Why do they think I would want to watch all this? Who are the (presumably) hundreds of thousands of people who are tuning in to watch Best's funeral? Manchester United fans?
As background for any foreigners who, quite understandably, are wondering who this important statesman on religious leader was, George Best was a very good footballer in the late 60's and early 70's. Very good indeed: not as good as Pele or Maradona, but certainly up there with the best of the best. He was also a notorious drunkard who squandered his talent by retreating at the height of his career to drink himself stupid and ply his trade at a vast array of 3rd-rate dead-end clubs.
If you're American, imagine that Joe Montana or Dan Marino had decided to chuck it in at 28, devoting themselves to alcohol and occasionally turning out for a string of Japanese and German football clubs. Dalliances with models, the odd bankruptcy and a string of failed relationships and marriages: you know the deal. All culminating in a replacement liver, more drink, and a lingering, pneumonic death.
It didn't help that he was Irish and working class. That meant that his drunken fecklessness was positively glorified by society, who love nothing so much as a good Irish genius gone-to-the-bottle, be they Behan or MacGowan.
But I just don't get why endless hours of newspaper and television coverage were devoted to the man. He wasn't the Pope, for all that I loathed the "live from the queue outside St Peter's" excuse for television I had to avoid then, too. He was just a pissed-up footballer who'd lost interest in everything that gave him a purpose.
He would often - very often - tell a joke, recounting an occasion when, having room service deliver champagne, the waiter, despite the presence on and in Best's bed of 20 grand in cash and the current Miss Universe, asked him "where did it all go wrong?" Best would laugh at that, but the point is that the waiter - a man who would never enjoy the talent, the money or the women that Best was blessed with - saw which of these had real value. That Best told this story as frequently and mockingly perhaps showed a desperate knowledge of the truth of the waiter's comment, and a desire to hear everyone laugh at it.

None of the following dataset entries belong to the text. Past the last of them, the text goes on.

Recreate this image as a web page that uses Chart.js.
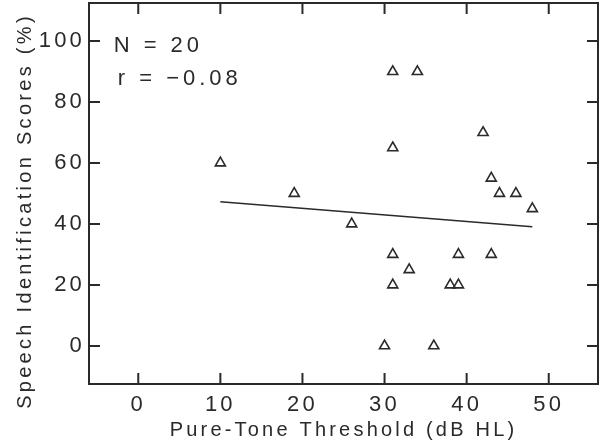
<!DOCTYPE html>
<html>
<head>
<meta charset="utf-8">
<script src="https://cdn.jsdelivr.net/npm/chart.js@4.4.1/dist/chart.umd.min.js"></script>
<style>
    html, body { margin: 0; padding: 0; background: #fff; }
    #wrap { width: 600px; height: 445px; }
</style>
</head>
<body>
<div id="wrap"><canvas id="scatterChart"></canvas></div>
<script>
// Pure-tone threshold (dB HL) vs speech identification score (%)
const thresholds = [10, 19, 26, 30, 31, 31, 31, 31, 33, 34, 36, 38, 39, 39, 42, 43, 43, 44, 46, 48];
const scores     = [60, 50, 40, 0, 90, 65, 30, 20, 25, 90, 0, 20, 30, 20, 70, 55, 30, 50, 50, 45];

// regression line end points
const fitX = [10, 48];
const fitY = [47.3, 39.1];

const xTicks = [0, 10, 20, 30, 40, 50];
const yTicks = [0, 20, 40, 60, 80, 100];

const statLines = ['N = 20', 'r = \u22120.08'];
const xTitle = 'Pure-Tone Threshold (dB HL)';
const yTitle = 'Speech Identification Scores (%)';

const ink = '#2a2a2a';
const fontFamily = '"Liberation Sans", Arial, sans-serif';

const points = thresholds.map((x, i) => ({ x: x, y: scores[i] }));
const fitLine = fitX.map((x, i) => ({ x: x, y: fitY[i] }));

// Frame with inward ticks on all four sides, the y title and the N / r note
const framePlugin = {
    id: 'frame',
    beforeDraw(chart) {
        chart.ctx.letterSpacing = '3.2px';
    },
    afterDraw(chart) {
        const { ctx, chartArea: a, scales } = chart;
        const len = 11;
        ctx.save();
        ctx.strokeStyle = ink;
        ctx.lineWidth = 2;
        ctx.strokeRect(a.left, a.top, a.right - a.left, a.bottom - a.top);
        ctx.beginPath();
        xTicks.forEach(v => {
            const px = scales.x.getPixelForValue(v);
            ctx.moveTo(px, a.bottom); ctx.lineTo(px, a.bottom - len);
            ctx.moveTo(px, a.top); ctx.lineTo(px, a.top + len);
        });
        yTicks.forEach(v => {
            const py = scales.y.getPixelForValue(v);
            ctx.moveTo(a.left, py); ctx.lineTo(a.left + len, py);
            ctx.moveTo(a.right, py); ctx.lineTo(a.right - len, py);
        });
        ctx.stroke();

        ctx.fillStyle = ink;

        // y axis title, sits a little below the middle of the frame
        ctx.save();
        ctx.font = '20px ' + fontFamily;
        ctx.letterSpacing = '3.3px';
        ctx.textAlign = 'center';
        ctx.textBaseline = 'middle';
        ctx.translate(25, 211);
        ctx.rotate(-Math.PI / 2);
        ctx.fillText(yTitle, 0, 0);
        ctx.restore();

        ctx.font = '22px ' + fontFamily;
        ctx.letterSpacing = '4px';
        ctx.textAlign = 'left';
        ctx.textBaseline = 'middle';
        ctx.fillText(statLines[0], scales.x.getPixelForValue(-3), scales.y.getPixelForValue(98.4));
        ctx.fillText(statLines[1], scales.x.getPixelForValue(-2.5), scales.y.getPixelForValue(87.5));
        ctx.restore();
    }
};

const ctx = document.getElementById('scatterChart').getContext('2d');
new Chart(ctx, {
    type: 'scatter',
    data: {
        datasets: [
            {
                label: 'Listeners',
                data: points,
                pointStyle: 'triangle',
                pointRadius: 5.8,
                pointBorderWidth: 1.6,
                borderColor: ink,
                backgroundColor: 'rgba(0,0,0,0)'
            },
            {
                label: 'Fit',
                data: fitLine,
                showLine: true,
                pointRadius: 0,
                borderColor: ink,
                borderWidth: 1.6
            }
        ]
    },
    options: {
        responsive: true,
        maintainAspectRatio: false,
        animation: false,
        layout: {
            autoPadding: false,
            padding: { top: 3, right: 2, left: 0, bottom: 0 }
        },
        plugins: {
            legend: { display: false },
            tooltip: { enabled: false }
        },
        scales: {
            x: {
                type: 'linear',
                min: -6,
                max: 56,
                afterBuildTicks: s => { s.ticks = xTicks.map(v => ({ value: v })); },
                afterFit: s => {
                    s.height = 61;
                    s.paddingLeft = 0;
                    s.paddingRight = 0;
                },
                grid: { display: false, drawTicks: false },
                border: { display: false },
                ticks: {
                    color: ink,
                    padding: 8,
                    font: { family: fontFamily, size: 22 }
                },
                title: {
                    display: true,
                    text: xTitle,
                    color: ink,
                    font: { family: fontFamily, size: 20 },
                    padding: { top: 0, bottom: 3 }
                }
            },
            y: {
                type: 'linear',
                min: -12.5,
                max: 112.5,
                afterBuildTicks: s => { s.ticks = yTicks.map(v => ({ value: v })); },
                afterFit: s => {
                    s.width = 89;
                    s.paddingTop = 0;
                    s.paddingBottom = 0;
                },
                grid: { display: false, drawTicks: false },
                border: { display: false },
                ticks: {
                    color: ink,
                    padding: 4,
                    font: { family: fontFamily, size: 22 }
                },
                title: { display: false }
            }
        }
    },
    plugins: [framePlugin]
});
</script>
</body>
</html>
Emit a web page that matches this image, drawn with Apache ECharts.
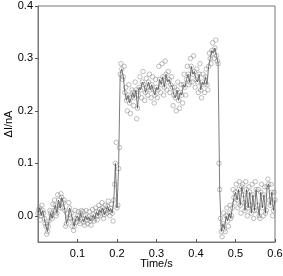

George squandered it all, though others gave him endless chances: his last wife, Sky Sports, the liver donor. And that's what bites. Two people, somewhere in Britain, died to give him another chance. One was the donor. The other was the person who'd have got that liver had Best not done so. And Best's gratitude for such a chance extended to drinking himself to death.
From he to whom much has been given, much will be expected. And Best had so very, very much. I have no desire to watch endless tributes to a man who, ultimately, failed himself and those around him.